## [EXERCISE GOAL]
Starting at the first line of the listing below, repeat each line up to and including the one containing "32, bottom: 765". Leave out pictures.
.....
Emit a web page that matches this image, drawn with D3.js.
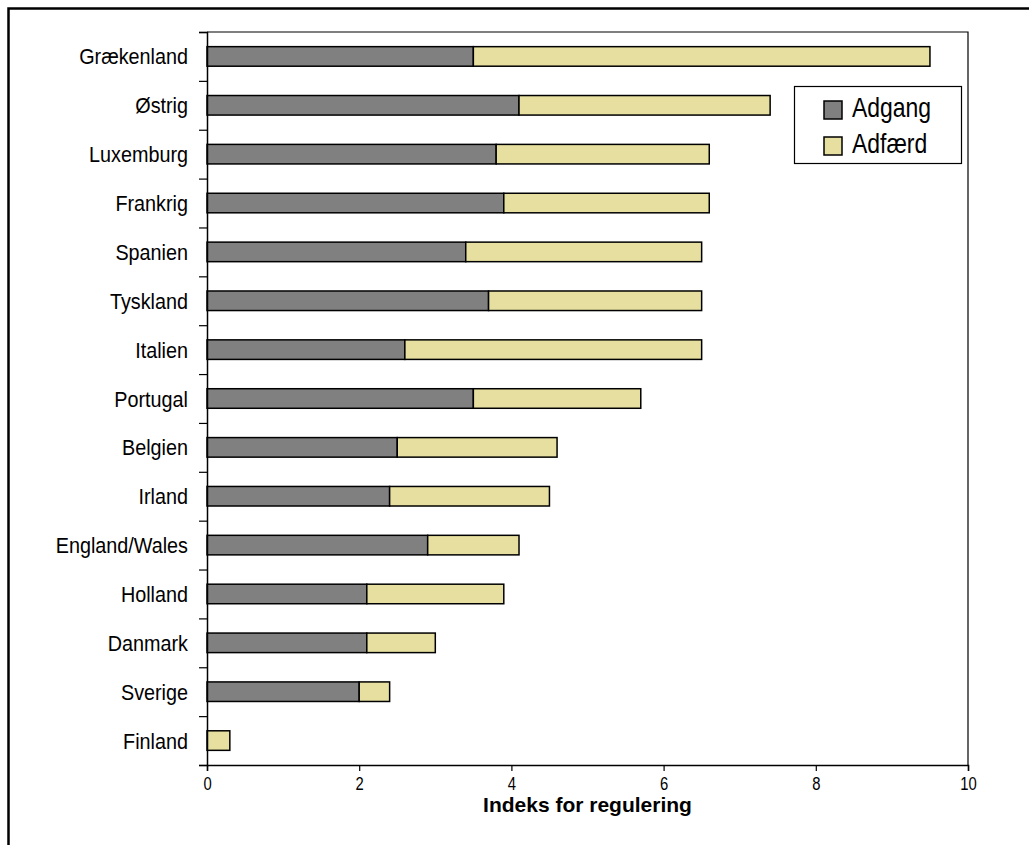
<!DOCTYPE html>
<html>
<head>
<meta charset="utf-8">
<script src="https://cdn.jsdelivr.net/npm/d3@7"></script>
<style>
  html, body { margin: 0; padding: 0; background: #fff; }
  svg { display: block; font-family: "Liberation Sans", Arial, sans-serif; }
</style>
</head>
<body>
<svg id="chart" width="1029" height="845"></svg>
<script>
// Regulation index per country, split into access (Adgang) and conduct (Adfærd)
const countries = ["Grækenland", "Østrig", "Luxemburg", "Frankrig", "Spanien", "Tyskland", "Italien",
  "Portugal", "Belgien", "Irland", "England/Wales", "Holland", "Danmark", "Sverige", "Finland"];
const adgang = [3.5, 4.1, 3.8, 3.9, 3.4, 3.7, 2.6, 3.5, 2.5, 2.4, 2.9, 2.1, 2.1, 2.0, 0.0];
const adfaerd = [6.0, 3.3, 2.8, 2.7, 3.1, 2.8, 3.9, 2.2, 2.1, 2.1, 1.2, 1.8, 0.9, 0.4, 0.3];
const seriesNames = ["Adgang", "Adfærd"];
const seriesColors = ["#808080", "#E6DF9F"];
const xTicks = [0, 2, 4, 6, 8, 10];
const xTitle = "Indeks for regulering";

const svg = d3.select("#chart");
const plot = { left: 207, right: 968, top: 32, bottom: 765 };

// Outer frame (open to the right and bottom edges of the page)
svg.append("path")
  .attr("d", "M8.5,846 L8.5,8.5 L1030,8.5")
  .attr("fill", "none").attr("stroke", "#000").attr("stroke-width", 2.5);

const x = d3.scaleLinear().domain([0, 10]).range([plot.left, plot.right]);
const y = d3.scaleBand().domain(countries).range([plot.top, plot.bottom])
  .paddingInner(0.6).paddingOuter(0.3);
const yEdges = d3.scaleLinear().domain([0, countries.length]).range([plot.top, plot.bottom]);

// Plot area top and right border
svg.append("path")
  .attr("d", `M${plot.left},${plot.top} L${plot.right},${plot.top} L${plot.right},${plot.bottom}`)
  .attr("fill", "none").attr("stroke", "#000").attr("stroke-width", 1.2);

// Stacked bars
const rows = countries.map((c, i) => ({ country: c, Adgang: adgang[i], "Adfærd": adfaerd[i] }));
const stacked = d3.stack().keys(seriesNames)(rows);
stacked.forEach((layer, k) => {
  svg.append("g").selectAll("rect")
    .data(layer.filter(d => d[1] - d[0] > 0))
    .join("rect")
    .attr("x", d => x(d[0]))
    .attr("y", d => y(d.data.country))
    .attr("width", d => x(d[1]) - x(d[0]))
    .attr("height", y.bandwidth())
    .attr("fill", seriesColors[k])
    .attr("stroke", "#000").attr("stroke-width", 1.5);
});

// Left axis: tick marks on category boundaries
const yAxisG = svg.append("g").attr("transform", `translate(${plot.left},0)`)
  .call(d3.axisLeft(yEdges).tickValues(d3.range(0, countries.length + 1)).tickFormat("").tickSize(8));
yAxisG.select(".domain").attr("stroke", "#000").attr("stroke-width", 1.5);
yAxisG.selectAll(".tick line").attr("stroke", "#000").attr("stroke-width", 1.2);

// Category labels
const catAxisG = svg.append("g").attr("transform", `translate(${plot.left},0)`)
  .call(d3.axisLeft(y).tickSize(0).tickPadding(0));
catAxisG.select(".domain").remove();
catAxisG.selectAll(".tick text")
  .attr("x", 0).attr("dy", null).attr("y", 8)
  .attr("transform", "translate(-19,0) scale(0.9,1)")
  .attr("font-size", 22).attr("fill", "#000")
  .style("font-family", "'Liberation Sans', Arial, sans-serif");

// Bottom axis
const xAxisG = svg.append("g").attr("transform", `translate(0,${plot.bottom})`)
  .call(d3.axisBottom(x).tickValues(xTicks).tickFormat(d3.format("d")).tickSize(6).tickPadding(0));
xAxisG.select(".domain").attr("stroke", "#000").attr("stroke-width", 1.5);
xAxisG.selectAll(".tick line").attr("stroke", "#000").attr("stroke-width", 1.2);
xAxisG.selectAll(".tick text")
  .attr("y", 0).attr("dy", null)
  .attr("transform", "translate(0,25) scale(0.78,1)")
  .attr("font-size", 19).attr("fill", "#000")
  .style("font-family", "'Liberation Sans', Arial, sans-serif");

// Axis title
svg.append("text")
  .attr("x", (plot.left + plot.right) / 2).attr("y", plot.bottom + 47)
  .attr("text-anchor", "middle")
  .attr("font-size", 21).attr("font-weight", "bold").attr("fill", "#000")
  .text(xTitle);

// Legend
const legend = svg.append("g");
legend.append("rect")
  .attr("x", 794.5).attr("y", 86.5).attr("width", 167).attr("height", 77)
  .attr("fill", "#fff").attr("stroke", "#000").attr("stroke-width", 1.2);
seriesNames.forEach((name, i) => {
  const yy = 101 + i * 36;
  legend.append("rect")
    .attr("x", 824).attr("y", yy).attr("width", 18).attr("height", 18)
    .attr("fill", seriesColors[i]).attr("stroke", "#000").attr("stroke-width", 1.5);
  legend.append("text")
    .attr("transform", `translate(852,${yy + 16}) scale(0.82,1)`)
    .attr("font-size", 28).attr("fill", "#000")
    .text(name);
});
</script>
</body>
</html>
.....
## [THE RESULT]
Emit a web page that matches this image, drawn with D3.js.
<!DOCTYPE html>
<html>
<head>
<meta charset="utf-8">
<script src="https://cdn.jsdelivr.net/npm/d3@7"></script>
<style>
  html, body { margin: 0; padding: 0; background: #fff; }
  svg { display: block; font-family: "Liberation Sans", Arial, sans-serif; }
</style>
</head>
<body>
<svg id="chart" width="1029" height="845"></svg>
<script>
// Regulation index per country, split into access (Adgang) and conduct (Adfærd)
const countries = ["Grækenland", "Østrig", "Luxemburg", "Frankrig", "Spanien", "Tyskland", "Italien",
  "Portugal", "Belgien", "Irland", "England/Wales", "Holland", "Danmark", "Sverige", "Finland"];
const adgang = [3.5, 4.1, 3.8, 3.9, 3.4, 3.7, 2.6, 3.5, 2.5, 2.4, 2.9, 2.1, 2.1, 2.0, 0.0];
const adfaerd = [6.0, 3.3, 2.8, 2.7, 3.1, 2.8, 3.9, 2.2, 2.1, 2.1, 1.2, 1.8, 0.9, 0.4, 0.3];
const seriesNames = ["Adgang", "Adfærd"];
const seriesColors = ["#808080", "#E6DF9F"];
const xTicks = [0, 2, 4, 6, 8, 10];
const xTitle = "Indeks for regulering";

const svg = d3.select("#chart");
const plot = { left: 207, right: 968, top: 32, bottom: 765 };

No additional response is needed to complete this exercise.